President Ellen Johnson-Sirleaf closed her re-election campaign asking supporters to turn out for the vote despite an opposition boycott.

“November 8 is coming," she said. "That is your constitutional right to vote. That is one thing that the law book gives you, for you to choose your leader in a democratic process.  Nobody must tell you what to do. That is your own heart that will show you how to vote.  Vote your heart because I know that if you vote your heart and look at the thing for a long time, you may say, 'Oh, I think that Ma Ellen can do the job, oh.'”

President Sirleaf is telling voters not to allow politicians to hold Liberia hostage, and not to succumb to what she calls “fear and intimidation.”

But her opponent, former justice minister Winston Tubman, says it is the president who is trying to intimidate opposition supporters by calling their planed boycott unconstitutional.  He says it is the right of all voters to vote or not vote as they wish.  

Tubman says the Congress for Democratic Change party will not take part in the run-off because it will not be fair.
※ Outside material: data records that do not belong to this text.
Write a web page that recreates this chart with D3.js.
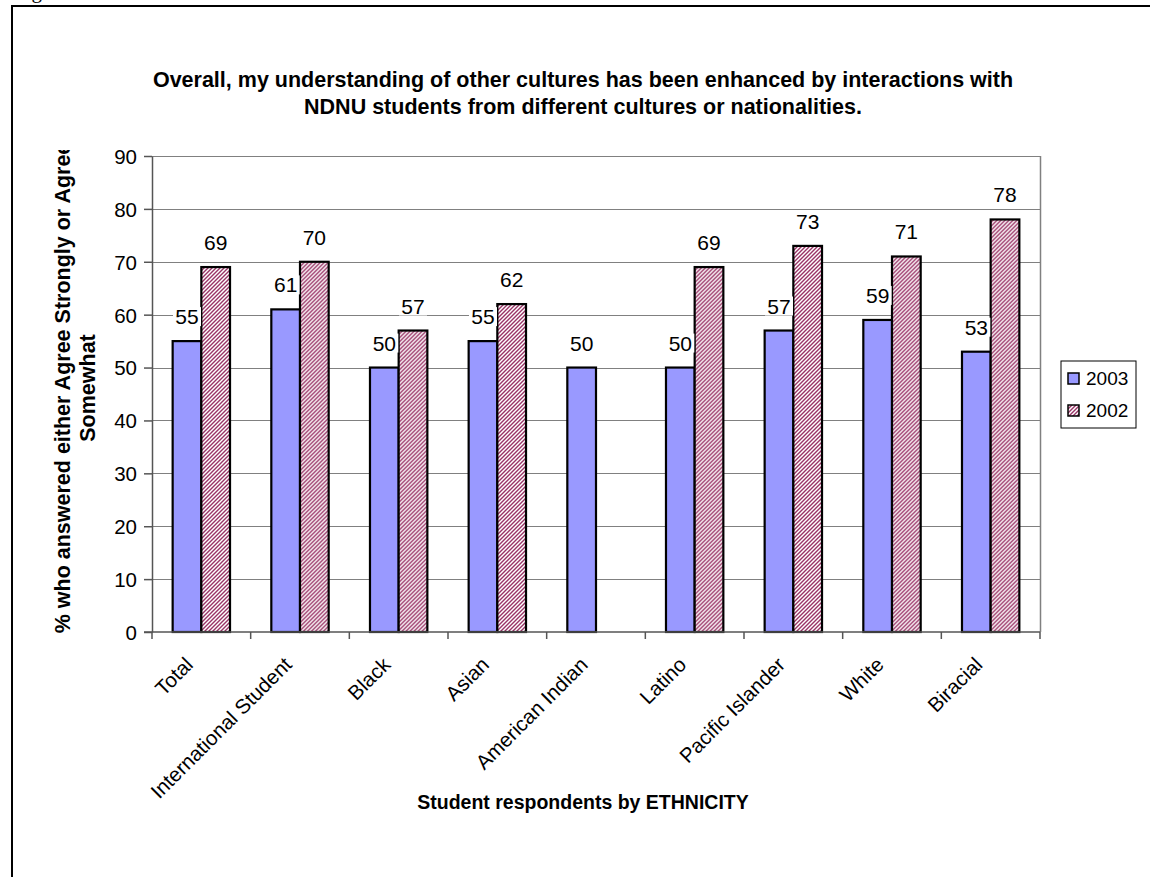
<!DOCTYPE html>
<html>
<head>
<meta charset="utf-8">
<script src="https://cdn.jsdelivr.net/npm/d3@7"></script>
<style>
  html, body { margin: 0; padding: 0; background: #fff; }
  svg { display: block; }
  text { font-family: "Liberation Sans", Arial, sans-serif; fill: #000; }
</style>
</head>
<body>
<svg id="chart" width="1150" height="877"></svg>
<script>
// Survey results by ethnicity, 2003 vs 2002
const categories = ["Total", "International Student", "Black", "Asian", "American Indian",
                    "Latino", "Pacific Islander", "White", "Biracial"];
const seriesNames = ["2003", "2002"];
const values2003 = [55, 61, 50, 55, 50, 50, 57, 59, 53];
const values2002 = [69, 70, 57, 62, null, 69, 73, 71, 78];
const yTicks = [0, 10, 20, 30, 40, 50, 60, 70, 80, 90];

const titleLines = [
  "Overall, my understanding of other cultures has been enhanced by interactions with",
  "NDNU students from different cultures or nationalities."
];
const yTitleLines = ["% who answered either Agree Strongly or Agree", "Somewhat"];
const xTitle = "Student respondents by ETHNICITY";

const svg = d3.select("#chart");
const W = 1150, H = 877;
const plot = { left: 152, right: 1040, top: 156, bottom: 632 };

svg.append("rect").attr("width", W).attr("height", H).attr("fill", "#fff");

// hatch fill for the 2002 series
const defs = svg.append("defs");
const pat = defs.append("pattern")
  .attr("id", "hatch")
  .attr("patternUnits", "userSpaceOnUse")
  .attr("width", 4).attr("height", 4);
pat.append("rect").attr("width", 4).attr("height", 4).attr("fill", "#fff");
pat.append("path")
  .attr("d", "M-1,1 l2,-2 M0,4 l4,-4 M3,5 l2,-2")
  .attr("stroke", "#993366").attr("stroke-width", 1.4);

const fills = { "2003": "#9999FF", "2002": "url(#hatch)" };

// document frame
svg.append("rect")
  .attr("x", 12).attr("y", 6).attr("width", W + 20).attr("height", H + 20)
  .attr("fill", "none").attr("stroke", "#000").attr("stroke-width", 2);
svg.append("text").attr("x", 14).attr("y", -2)
  .style("font-family", "Liberation Serif, Times New Roman, serif")
  .style("font-size", "21px").text("Figure");

// scales
const x0 = d3.scaleBand().domain(categories).range([plot.left, plot.right]).padding(0);
const x1 = d3.scaleBand().domain(seriesNames).range([0, x0.bandwidth()])
  .paddingInner(0).paddingOuter(0.72);
const y = d3.scaleLinear().domain([0, 90]).range([plot.bottom, plot.top]);

// gridlines
svg.append("g").selectAll("line")
  .data(yTicks.filter(v => v > 0))
  .join("line")
  .attr("x1", plot.left).attr("x2", plot.right)
  .attr("y1", d => Math.round(y(d)) + 0.5).attr("y2", d => Math.round(y(d)) + 0.5)
  .attr("stroke", "#808080").attr("stroke-width", 1.2);
// right border of plot area
svg.append("line")
  .attr("x1", plot.right + 0.5).attr("x2", plot.right + 0.5)
  .attr("y1", plot.top).attr("y2", plot.bottom)
  .attr("stroke", "#808080").attr("stroke-width", 1.5);

// y axis
const yAxis = svg.append("g")
  .attr("transform", `translate(${plot.left},0)`)
  .call(d3.axisLeft(y).tickValues(yTicks).tickSize(8).tickSizeOuter(0).tickPadding(7));
yAxis.select(".domain").attr("stroke", "#555").attr("stroke-width", 1.5);
yAxis.selectAll(".tick line").attr("stroke", "#555").attr("stroke-width", 1.5);
yAxis.selectAll(".tick text")
  .style("font-family", "Liberation Sans, Arial, sans-serif")
  .style("font-size", "20.5px").attr("dy", "0.36em");

// bars
const rows = categories.map((c, i) => ({
  cat: c,
  vals: [{ s: "2003", v: values2003[i] }, { s: "2002", v: values2002[i] }]
}));

const groups = svg.append("g").selectAll("g")
  .data(rows).join("g")
  .attr("transform", d => `translate(${x0(d.cat)},0)`);

groups.selectAll("rect")
  .data(d => d.vals.filter(e => e.v != null))
  .join("rect")
  .attr("x", d => x1(d.s))
  .attr("y", d => y(d.v))
  .attr("width", x1.bandwidth())
  .attr("height", d => y(0) - y(d.v))
  .attr("fill", d => fills[d.s])
  .attr("stroke", "#000").attr("stroke-width", 2.2);

// value labels with opaque backgrounds
const labels = groups.selectAll("g.lbl")
  .data(d => d.vals.filter(e => e.v != null))
  .join("g").attr("class", "lbl")
  .attr("transform", d => `translate(${x1(d.s) + x1.bandwidth() / 2},${y(d.v) - 17})`);
labels.append("rect")
  .attr("x", -14).attr("y", -17).attr("width", 28).attr("height", 19)
  .attr("fill", "#fff");
labels.append("text")
  .attr("text-anchor", "middle")
  .style("font-size", "21px")
  .text(d => d.v);

// x axis baseline and category ticks (between categories)
const xAxis = svg.append("g").attr("transform", `translate(0,${plot.bottom})`);
xAxis.append("line")
  .attr("x1", plot.left - 8).attr("x2", plot.right)
  .attr("y1", 0).attr("y2", 0)
  .attr("stroke", "#555").attr("stroke-width", 1.5);
xAxis.selectAll("line.tk")
  .data(categories.map(c => x0(c)).concat([x0.range()[1]]))
  .join("line").attr("class", "tk")
  .attr("x1", d => d).attr("x2", d => d)
  .attr("y1", 0).attr("y2", 7)
  .attr("stroke", "#555").attr("stroke-width", 1.5);
xAxis.selectAll("text.cat")
  .data(categories)
  .join("text").attr("class", "cat")
  .attr("text-anchor", "end")
  .attr("transform", d => `translate(${x0(d) + x0.bandwidth() / 2 - 7},34) rotate(-45)`)
  .style("font-size", "20.5px")
  .text(d => d);

// chart title
svg.append("g").selectAll("text")
  .data(titleLines).join("text")
  .attr("x", 583).attr("y", (d, i) => 87 + i * 27)
  .attr("text-anchor", "middle")
  .style("font-weight", "bold").style("font-size", "21.5px")
  .text(d => d);

// x axis title
svg.append("text")
  .attr("x", 583).attr("y", 809)
  .attr("text-anchor", "middle")
  .style("font-weight", "bold").style("font-size", "19.5px")
  .text(xTitle);

// y axis title (clipped at the top)
defs.append("clipPath").attr("id", "ytclip")
  .append("rect").attr("x", 0).attr("y", 150).attr("width", 120).attr("height", 600);
svg.append("g").attr("clip-path", "url(#ytclip)")
  .selectAll("text")
  .data(yTitleLines).join("text")
  .attr("transform", (d, i) => `translate(${70 + i * 25},388) rotate(-90)`)
  .attr("text-anchor", "middle")
  .style("font-weight", "bold").style("font-size", "21.5px")
  .text(d => d);

// legend
const lg = svg.append("g").attr("transform", "translate(1061,361)");
lg.append("rect").attr("width", 75).attr("height", 67)
  .attr("fill", "#fff").attr("stroke", "#000").attr("stroke-width", 1);
const li = lg.selectAll("g").data(seriesNames).join("g")
  .attr("transform", (d, i) => `translate(7,${12 + i * 32})`);
li.append("rect").attr("width", 11).attr("height", 11)
  .attr("fill", d => fills[d]).attr("stroke", "#000").attr("stroke-width", 1.5);
li.append("text").attr("x", 18).attr("y", 11.5)
  .style("font-size", "19px").text(d => d);
</script>
</body>
</html>
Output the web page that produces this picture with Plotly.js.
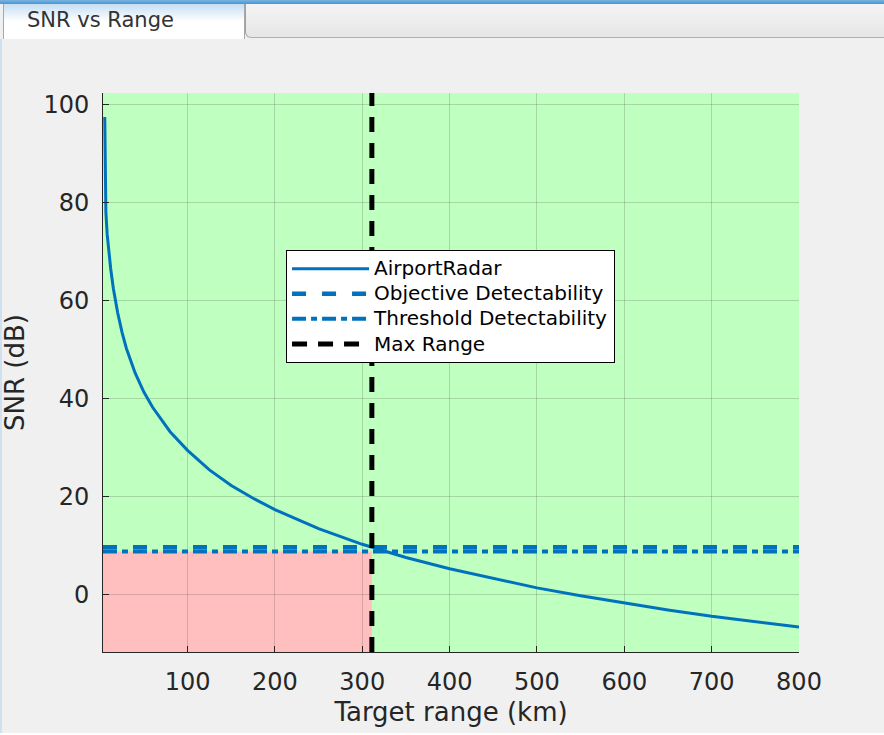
<!DOCTYPE html>
<html><head><meta charset="utf-8">
<script src="https://cdn.plot.ly/plotly-3.0.1.min.js"></script>
<style>
html,body{margin:0;padding:0;background:#f0f0f0;width:884px;height:735px;overflow:hidden;font-family:"DejaVu Sans",sans-serif;}
#chart{position:absolute;left:0;top:0;width:884px;height:735px;}
#topbar{position:absolute;left:0;top:0;width:884px;height:4px;background:linear-gradient(#7fb3dc,#3d97dd);z-index:5;}
#tab{position:absolute;left:3px;top:4px;width:242px;height:35px;background:linear-gradient(#c6def3,#ffffff 50%);border-left:1px solid #a8a8a8;border-right:1px solid #a8a8a8;box-sizing:border-box;font-size:21px;color:#333;padding-left:23px;line-height:32px;z-index:5;}
#rest{position:absolute;left:245px;top:4px;width:639px;height:34px;background:linear-gradient(#f4f4f4,#e6e6e6);border-left:1px solid #a0a0a0;border-bottom:1px solid #b0b0b0;border-bottom-left-radius:6px;box-sizing:border-box;z-index:5;}
#leftedge{position:absolute;left:0;top:39px;width:2px;height:696px;background:#cfe0ee;z-index:5;}
#bottomedge{position:absolute;left:0;top:733px;width:884px;height:2px;background:#ffffff;z-index:5;}
.legendtext{font-size:20px !important;}
</style></head>
<body>
<div id="chart"></div>
<div id="topbar"></div>
<div id="tab">SNR vs Range</div>
<div id="rest"></div>
<div id="leftedge"></div>
<div id="bottomedge"></div>
<script>
// Data
const rangeKm = [5.2, 5.8, 6.5, 8, 10, 12, 15, 20, 25, 30, 40, 50, 60, 80, 100, 125, 150, 175, 200, 250, 300, 350, 400, 450, 500, 550, 600, 650, 700, 750, 800];
const snrDb   = [97.5, 86, 78, 73.5, 69.5, 66.5, 62.5, 57.5, 53.5, 50.2, 45.2, 41.3, 38.2, 33.2, 29.4, 25.4, 22.2, 19.6, 17.3, 13.4, 10.2, 7.5, 5.2, 3.2, 1.3, -0.3, -1.8, -3.2, -4.5, -5.6, -6.7];
const objectiveSnr = 9.6;
const thresholdSnr = 8.75;
const maxRangeKm = 311;
const xLimits = [3.2, 800];
const yLimits = [-11.8, 102.4];
const xTicks = [100, 200, 300, 400, 500, 600, 700, 800];
const yTicks = [0, 20, 40, 60, 80, 100];
const seriesNames = ["AirportRadar", "Objective Detectability", "Threshold Detectability", "Max Range"];

const blue = "#0072bd";
const font = "DejaVu Sans";

const traces = [
  {x: rangeKm, y: snrDb, mode: "lines", name: seriesNames[0], line: {color: blue, width: 3}},
  {x: xLimits, y: [objectiveSnr, objectiveSnr], mode: "lines", name: seriesNames[1], line: {color: blue, width: 4.5, dash: "14px,16px"}},
  {x: xLimits, y: [thresholdSnr, thresholdSnr], mode: "lines", name: seriesNames[2], line: {color: blue, width: 4, dash: "14px,5px,6px,5px"}},
  {x: [maxRangeKm, maxRangeKm], y: yLimits, mode: "lines", name: seriesNames[3], line: {color: "#000000", width: 5, dash: "15px,11px"}}
];

const axisCommon = {
  showline: true, linecolor: "#262626", linewidth: 1,
  ticks: "inside", ticklen: 6, tickcolor: "#262626", tickwidth: 1,
  showgrid: true, gridcolor: "rgba(38,38,38,0.18)", gridwidth: 1,
  zeroline: false, mirror: false,
  tickfont: {family: font, size: 24, color: "#262626"}
};

const layout = {
  width: 884, height: 735,
  margin: {l: 103, r: 85, t: 93, b: 83},
  paper_bgcolor: "#f0f0f0",
  plot_bgcolor: "#bfffbf",
  showlegend: true,
  legend: {
    x: 0.263, y: 0.719, xanchor: "left", yanchor: "top",
    bgcolor: "#ffffff", bordercolor: "#000000", borderwidth: 1,
    font: {family: font, size: 17, color: "#000000"},
    itemwidth: 77, tracegroupgap: 0
  },
  xaxis: Object.assign({}, axisCommon, {
    range: xLimits, tickmode: "array", tickvals: xTicks, ticktext: xTicks.map(String),
    ticklabelstandoff: 8,
    title: {text: "Target range (km)", font: {family: font, size: 26, color: "#262626"}, standoff: 8}
  }),
  yaxis: Object.assign({}, axisCommon, {
    range: yLimits, tickmode: "array", tickvals: yTicks, ticktext: yTicks.map(String),
    ticklabelstandoff: 8,
    title: {text: "SNR (dB)", font: {family: font, size: 26, color: "#262626"}, standoff: 12}
  }),
  shapes: [
    {type: "rect", layer: "below", xref: "x", yref: "y",
     x0: xLimits[0], x1: maxRangeKm, y0: yLimits[0], y1: thresholdSnr,
     fillcolor: "#ffbfbf", line: {width: 0}}
  ]
};

Plotly.newPlot("chart", traces, layout, {displayModeBar: false, staticPlot: true});
</script>
</body></html>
“We call on all CDCians and well-meaning Liberians not to legitimatize the charade that is planned for November 8th," said Tubman. "Already, thousands of our partisans are responding to our calls.”

In its boycott, Tubman says party supporters must remain peaceful in just the second nationwide election since the end of Liberia's 14-year civil war.

“The eyes of the world are on our country," said Tubman. "And we in CDC must not use violence in any way. We will achieve more by being peaceful, law-abiding, and responsible. Therefore I call on all of our members to be totally peaceful in everything that we do.”

Tubman called for government security forces and United Nations peacekeepers to refrain from threatening and intimidating CDC members as they exercise their rights of assembly, association and speech.   

President Sirleaf says Tubman's actions show he is not ready to rule.

“This election is about a choice between hope and fear, between the unlimited potential our future holds and the ugly aspects of our past, a past where we were denied the right to vote,” she said.

The president says Tubman is falsely claiming fraud and as a reason to boycott. She says what he is really doing is forfeiting his right to the run-off because he fears defeat.

Tubman says he has no choice but to boycott the poll because electoral officials have not properly investigated his party's allegations of vote fraud from the first round, including what he says were doctored tally sheets.

Electoral observers from the Carter Center and the Economic Community of West African States say the vote was largely free and fair.

The U.S. State Department says allegations of vote fraud are unsubstantiated, and Washington is “deeply disappointed” by the CDC decision to boycott Tuesday's run-off.